Using another one of the RegEx patterns with grep, we come across the following SQL query. In this case user.getEmail() is used in the query unsafely, but we have to take a closer look to see what the value this function returns is and more importantly whether we can manipulate it or not.

[!bash!]$ grep -nrE '.*sql.*"' .
<SNIP>
./BOOT-INF/classes/com/bmdyy/bluebird/controller/ProfileController.java:40:      sql = "SELECT text, to_char(posted_at, 'dd.mm.yyyy, hh:mi') as posted_at_nice, username, name, author_id FROM posts JOIN users ON posts.author_id = users.id WHERE email = '" + user.getEmail() + "' ORDER BY posted_at DESC";
<SNIP>

Looking inside ProfileController.java, we find that this line is within the profile() function which is mapped to GET requests to /profile/{id}.

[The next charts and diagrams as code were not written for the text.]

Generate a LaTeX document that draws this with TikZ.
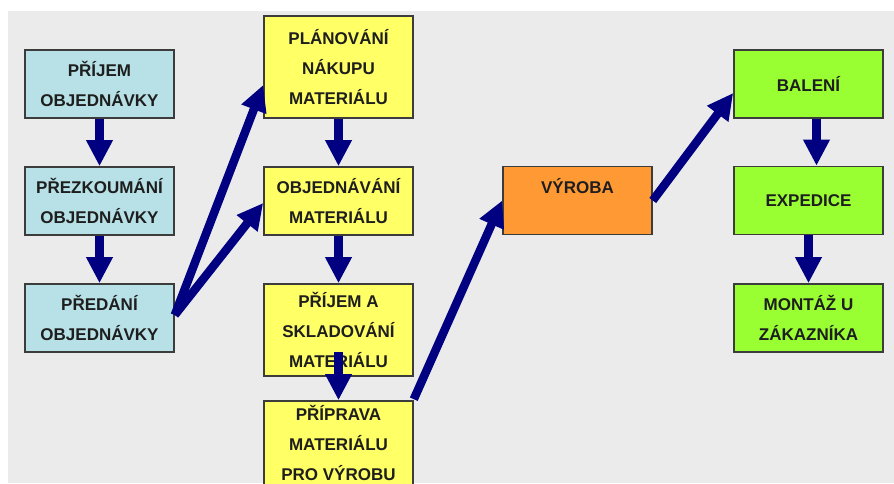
\documentclass[tikz,border=0pt]{standalone}
\usepackage{fontspec}
\setmainfont{Liberation Sans}
\usetikzlibrary{arrows.meta}
\definecolor{panel}{HTML}{EBEBEB}
\definecolor{boxblue}{HTML}{B7E1E6}
\definecolor{boxyellow}{HTML}{FFFF66}
\definecolor{boxorange}{HTML}{FF9933}
\definecolor{boxgreen}{HTML}{99FF33}
\definecolor{flow}{HTML}{000080}
\definecolor{edge}{HTML}{3C3C3C}
\definecolor{ink}{HTML}{1E1E1E}
\tikzset{
  stage/.style={draw=edge, line width=1.6pt, rectangle, minimum width=149pt,
    minimum height=68pt, inner sep=0pt, align=center, text=ink,
    font=\fontsize{17}{30}\selectfont\bfseries},
  bluebox/.style={stage, fill=boxblue},
  yellowbox/.style={stage, fill=boxyellow},
  orangebox/.style={stage, fill=boxorange},
  greenbox/.style={stage, fill=boxgreen},
  flowarrow/.style={draw=flow, line width=8.5pt,
    -{Triangle[width=25pt,length=26pt]}}
}
\begin{document}
\begin{tikzpicture}[x=1pt,y=-1pt]
  % canvas and grey panel
  \path[fill=white] (0,0) rectangle (894,483);
  \useasboundingbox (0,0) rectangle (894,483);
  \path[fill=panel] (8,11) rectangle (894,483);
  \begin{scope}
    \clip (0,0) rectangle (894,483);

    % order handling
    \node[bluebox] (prijem) at (99.5,84) {PŘÍJEM\\OBJEDNÁVKY};
    \node[bluebox] (prezk) at (99.5,201) {PŘEZKOUMÁNÍ\\OBJEDNÁVKY};
    \node[bluebox] (predani) at (99.5,318) {PŘEDÁNÍ\\OBJEDNÁVKY};

    % material
    \node[yellowbox, minimum height=102pt] (plan) at (338.5,67) {PLÁNOVÁNÍ\\NÁKUPU\\MATERIÁLU};
    \node[yellowbox] (objed) at (338.5,201) {OBJEDNÁVÁNÍ\\MATERIÁLU};
    \node[yellowbox, minimum height=92pt] (sklad) at (338.5,330) {PŘÍJEM A\\SKLADOVÁNÍ\\MATERIÁLU};
    \node[yellowbox, minimum height=84pt] (priprava) at (338.5,443) {PŘÍPRAVA\\MATERIÁLU\\PRO VÝROBU};

    % production
    \node[orangebox] (vyroba) at (577.5,200.5) {VÝROBA\\\mbox{}};

    % dispatch
    \node[greenbox] (baleni) at (808.5,84) {BALENÍ};
    \node[greenbox] (expedice) at (808.5,200.5) {EXPEDICE};
    \node[greenbox] (montaz) at (808.5,318) {MONTÁŽ U\\ZÁKAZNÍKA};

    % flow
    \draw[flowarrow] (prijem.south) -- (prezk.north);
    \draw[flowarrow] (prezk.south) -- (predani.north);
    \draw[flowarrow] ([yshift=3pt]predani.east) -- ([yshift=-18pt]plan.west);
    \draw[flowarrow] ([yshift=3pt]predani.east) -- ([yshift=-2pt]objed.west);
    \draw[flowarrow] (plan.south) -- (objed.north);
    \draw[flowarrow] (objed.south) -- (sklad.north);
    \draw[flowarrow] ([yshift=25pt]sklad.south) -- (priprava.north);
    \draw[flowarrow] ([yshift=1pt]priprava.north east) -- (vyroba.west);
    \draw[flowarrow] (vyroba.east) -- ([yshift=-9pt]baleni.west);
    \draw[flowarrow] ([xshift=8pt]baleni.south) -- ([xshift=8pt]expedice.north);
    \draw[flowarrow] (expedice.south) -- (montaz.north);
  \end{scope}
\end{tikzpicture}
\end{document}
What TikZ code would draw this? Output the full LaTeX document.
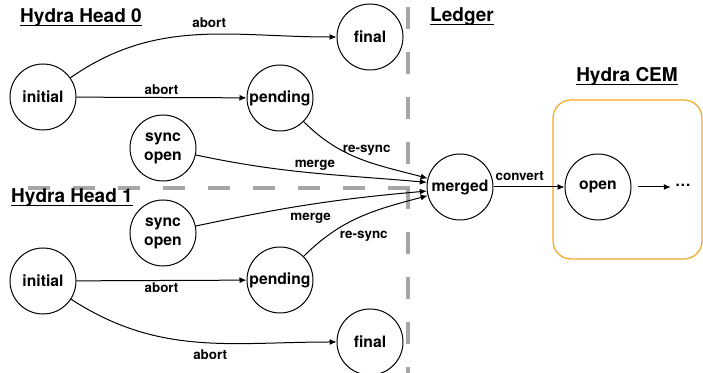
\documentclass[tikz,border=0pt]{standalone}
\usepackage{fontspec}
\setmainfont{TeX Gyre Heros}
\usepackage{tikz}
\usetikzlibrary{arrows.meta}
\definecolor{cemorange}{RGB}{245,166,35}

\begin{document}
\begin{tikzpicture}[x=0.5pt, y=-0.5pt,
  state/.style={circle, draw, line width=0.5pt, minimum size=33pt, inner sep=0pt, align=center, font=\bfseries\fontsize{7.85}{9.5}\selectfont},
  lbl/.style={font=\bfseries\fontsize{6.7}{8}\selectfont, inner sep=1pt},
  head/.style={font=\bfseries\fontsize{9.5}{11}\selectfont},
  trans/.style={-{Latex[length=3.5pt,width=3pt]}, line width=0.5pt},
  divider/.style={draw=gray!70, line width=2pt, dash pattern=on 11pt off 11.5pt}]
\useasboundingbox (0,0) rectangle (703,373);

% dividers
\draw[divider] (408,7) -- (408,373);
\draw[divider] (28,188) -- (410,188);

% headings
\node[head] (head0) at (81,25) {\underline{\smash{Hydra Head 0}}};
\node[head] (head1) at (72,205) {\underline{\smash{Hydra Head 1}}};
\node[head] (ledger) at (462,24) {\underline{\smash{Ledger}}};
\node[head] (cemhead) at (627,84) {\underline{\smash{Hydra CEM}}};

\node[draw=cemorange, line width=0.6pt, rounded corners=9pt, minimum width=74.5pt, minimum height=79.5pt] (cem) at (627.5,179.5) {};

% head 0
\node[state] (init0) at (43,97) {initial};
\node[state] (final0) at (370,37) {final};
\node[state] (pend0) at (280,98) {pending};
\node[state] (sync0) at (163,148) {sync\\open};

% head 1
\node[state] (sync1) at (163,233) {sync\\open};
\node[state] (init1) at (43,281) {initial};
\node[state] (pend1) at (280,280) {pending};
\node[state] (final1) at (370,342) {final};

% ledger and cem
\node[state] (merged) at (460,187) {merged};
\node[state] (open) at (598,187) {open};
\node[font=\bfseries\fontsize{7.85}{9.5}\selectfont, inner sep=2pt] (dots) at (683,185) {\ldots};

\draw[trans] (init0) to[out=35, in=180] node[lbl, above=2pt, pos=0.55] {abort} (final0);
\draw[trans] (init0) -- node[lbl, above] {abort} (pend0);
\draw[trans] (pend0) to[out=-45, in=165] node[lbl, anchor=west, pos=0.3, xshift=1.5pt, yshift=-1pt] {re-sync} (merged.165);
\draw[trans] (sync0) to[out=-12, in=175] node[lbl, above, pos=0.52] {merge} (merged.172);
\draw[trans] (sync1) to[out=12, in=185] node[lbl, below=3pt, pos=0.5] {merge} (merged.187);
\draw[trans] (pend1) to[out=45, in=195] node[lbl, anchor=north west, pos=0.3] {re-sync} (merged.195);
\draw[trans] (init1) -- node[lbl, below] {abort} (pend1);
\draw[trans] (init1) to[out=-33, in=180] node[lbl, below=2pt, pos=0.55] {abort} (final1);
\draw[trans] (merged) -- node[lbl, above=2pt, pos=0.37] {convert} (open);
\draw[trans, shorten <=3pt] (open) -- (dots.west |- open);
\end{tikzpicture}
\end{document}
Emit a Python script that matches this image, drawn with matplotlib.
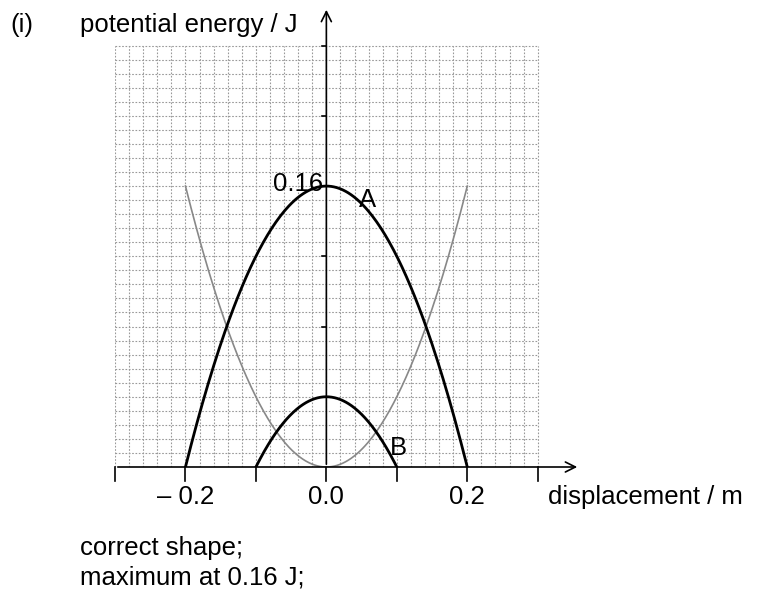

// ProfileController.java (Lines 28-47)

@GetMapping({"/profile/{id}"})
public String profile(@PathVariable int id, Model model, HttpServletResponse response) throws IOException {
    String sql;
    User user;
    try {
        sql = "SELECT username, name, description, email, id FROM users WHERE id = ?";
        user = (User)this.jdbcTemplate.queryForObject(sql, new Object[]{id}, new BeanPropertyRowMapper(User.class));
    } catch (Exception var8) {
        response.sendRedirect("/");
        return null;
    }

    sql = "SELECT text, to_char(posted_at, 'dd.mm.yyyy, hh:mi') as posted_at_nice, username, name, author_id FROM posts JOIN users ON posts.author_id = users.id WHERE email = '" + user.getEmail() + "' ORDER BY posted_at DESC";
    List posts = this.jdbcTemplate.queryForList(sql);
    model.addAttribute("user", user);
    model.addAttribute("posts", posts);
    UserDetailsImpl userDetails = (UserDetailsImpl)SecurityContextHolder.getContext().getAuthentication().getPrincipal();
    model.addAttribute("userDetails", userDetails);
    return "profile";
}

A quick glance over this code tells us that the User object referenced in the vulnerable SQL query is initialized just above with the results from another query. This is good news for us if we can find a way to influence those results, so we'll take a closer look at this later.